The town proper grew from the 1860s as a landing for the great sheep runs of the far west, and the long timber jetty — built in 1896 and extended three times by 1948 — loaded wool for the world. When trucks and sealed roads ended the coastal trade in the 1960s, Fowlers Bay simply went to sleep: the kind of decline that, decades later, looks like preservation. What remains is a perfect miniature of an old working port, pickled in salt air.

The whales came back

The bitter irony of Fowlers Bay's whaling past is that the whales outlasted the industry — and have now become the town's living. Southern right whales return to the bay's sheltered waters every winter between May and October, mothers and calves drifting sometimes within sight of the jetty.

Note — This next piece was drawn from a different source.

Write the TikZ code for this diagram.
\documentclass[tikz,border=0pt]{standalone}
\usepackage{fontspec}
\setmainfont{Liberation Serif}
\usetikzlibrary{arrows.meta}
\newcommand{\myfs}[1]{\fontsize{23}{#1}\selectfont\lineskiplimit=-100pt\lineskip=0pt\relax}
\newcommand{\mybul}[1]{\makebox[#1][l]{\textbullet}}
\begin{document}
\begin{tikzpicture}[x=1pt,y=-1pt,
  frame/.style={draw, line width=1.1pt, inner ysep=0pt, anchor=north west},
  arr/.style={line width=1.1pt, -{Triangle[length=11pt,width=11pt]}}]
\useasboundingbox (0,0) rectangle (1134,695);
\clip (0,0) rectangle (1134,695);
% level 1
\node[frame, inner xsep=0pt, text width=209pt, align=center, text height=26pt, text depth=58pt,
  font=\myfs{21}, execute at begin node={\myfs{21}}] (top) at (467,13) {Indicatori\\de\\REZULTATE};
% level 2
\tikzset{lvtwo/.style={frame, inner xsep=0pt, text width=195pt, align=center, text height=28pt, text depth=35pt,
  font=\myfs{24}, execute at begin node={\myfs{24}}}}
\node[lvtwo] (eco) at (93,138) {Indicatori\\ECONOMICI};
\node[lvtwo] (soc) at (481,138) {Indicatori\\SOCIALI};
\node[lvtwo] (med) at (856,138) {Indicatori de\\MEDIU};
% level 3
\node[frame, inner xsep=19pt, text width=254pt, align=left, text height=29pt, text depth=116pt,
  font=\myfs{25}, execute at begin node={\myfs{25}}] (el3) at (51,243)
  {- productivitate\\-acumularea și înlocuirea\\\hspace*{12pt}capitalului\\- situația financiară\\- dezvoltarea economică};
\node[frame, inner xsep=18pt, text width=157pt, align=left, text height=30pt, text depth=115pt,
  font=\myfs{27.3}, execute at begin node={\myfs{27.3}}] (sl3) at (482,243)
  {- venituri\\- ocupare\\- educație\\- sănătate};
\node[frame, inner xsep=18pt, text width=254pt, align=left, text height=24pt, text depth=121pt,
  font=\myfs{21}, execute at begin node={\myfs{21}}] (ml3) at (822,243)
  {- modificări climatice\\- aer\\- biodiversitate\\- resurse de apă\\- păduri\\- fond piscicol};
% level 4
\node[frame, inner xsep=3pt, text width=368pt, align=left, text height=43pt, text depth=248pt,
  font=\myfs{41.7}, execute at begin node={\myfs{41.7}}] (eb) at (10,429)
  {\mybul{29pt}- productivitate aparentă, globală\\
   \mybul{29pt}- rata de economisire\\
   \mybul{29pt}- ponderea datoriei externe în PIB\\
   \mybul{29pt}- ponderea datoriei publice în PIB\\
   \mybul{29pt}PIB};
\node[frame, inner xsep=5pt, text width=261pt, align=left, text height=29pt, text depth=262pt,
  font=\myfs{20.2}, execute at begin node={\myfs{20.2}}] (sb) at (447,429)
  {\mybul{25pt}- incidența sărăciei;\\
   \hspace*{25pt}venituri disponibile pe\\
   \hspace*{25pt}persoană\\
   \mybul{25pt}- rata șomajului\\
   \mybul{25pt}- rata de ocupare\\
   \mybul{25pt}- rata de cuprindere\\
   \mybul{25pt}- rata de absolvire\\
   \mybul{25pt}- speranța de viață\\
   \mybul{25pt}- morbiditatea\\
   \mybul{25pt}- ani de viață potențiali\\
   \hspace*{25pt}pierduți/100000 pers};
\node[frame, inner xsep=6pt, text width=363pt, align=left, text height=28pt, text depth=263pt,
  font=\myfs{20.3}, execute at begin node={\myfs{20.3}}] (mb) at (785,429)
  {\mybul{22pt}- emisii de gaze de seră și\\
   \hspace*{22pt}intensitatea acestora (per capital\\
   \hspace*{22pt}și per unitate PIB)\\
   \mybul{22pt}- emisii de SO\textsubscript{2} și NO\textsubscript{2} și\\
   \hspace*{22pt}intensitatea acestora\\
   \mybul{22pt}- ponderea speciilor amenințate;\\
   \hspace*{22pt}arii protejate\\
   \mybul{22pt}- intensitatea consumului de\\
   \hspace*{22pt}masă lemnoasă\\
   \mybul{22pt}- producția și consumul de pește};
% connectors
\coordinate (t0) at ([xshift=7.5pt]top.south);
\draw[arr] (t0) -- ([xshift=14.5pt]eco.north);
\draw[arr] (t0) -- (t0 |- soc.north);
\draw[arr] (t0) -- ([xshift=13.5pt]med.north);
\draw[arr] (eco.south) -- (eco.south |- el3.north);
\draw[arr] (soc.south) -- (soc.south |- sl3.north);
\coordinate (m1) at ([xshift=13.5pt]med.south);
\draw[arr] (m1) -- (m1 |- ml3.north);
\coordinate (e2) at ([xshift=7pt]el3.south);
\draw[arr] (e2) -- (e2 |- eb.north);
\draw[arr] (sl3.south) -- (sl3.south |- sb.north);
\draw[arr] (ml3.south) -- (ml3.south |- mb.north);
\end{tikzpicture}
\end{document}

Seasonal boat tours run from the jetty between July and October when conditions and whale numbers allow, and on a still morning you can stand at the end of the planks and hear the whales breathing.

It is one of the two great whale theatres of the far west, alongside the cliff-top amphitheatre at the Head of Bight, where the Bunda Cliffs turn whale-watching into geology-watching. Our story Winter of the Whales covers the full season.

Visiting the edge

Fowlers Bay today has a caravan park, a kiosk, the jetty — salmon, whiting, squid — and the dune, which doubles as the town's grandstand. Climb it at sunset and the view sweeps from the sleeping town across the bay to a coast that looks exactly as Flinders found it. Getting here is half the pleasure: the sealed road in passes through Penong and its windmills, and the wider far west — Cactus, the Ceduna foreshore, the roadhouse rhythm of the highway — arranges itself naturally around an overnight stop.

Bring a kite. The wind that brought the whalers, turned the windmills and built the dune is still on duty, and at Fowlers Bay it feels less like weather than like the town's oldest resident.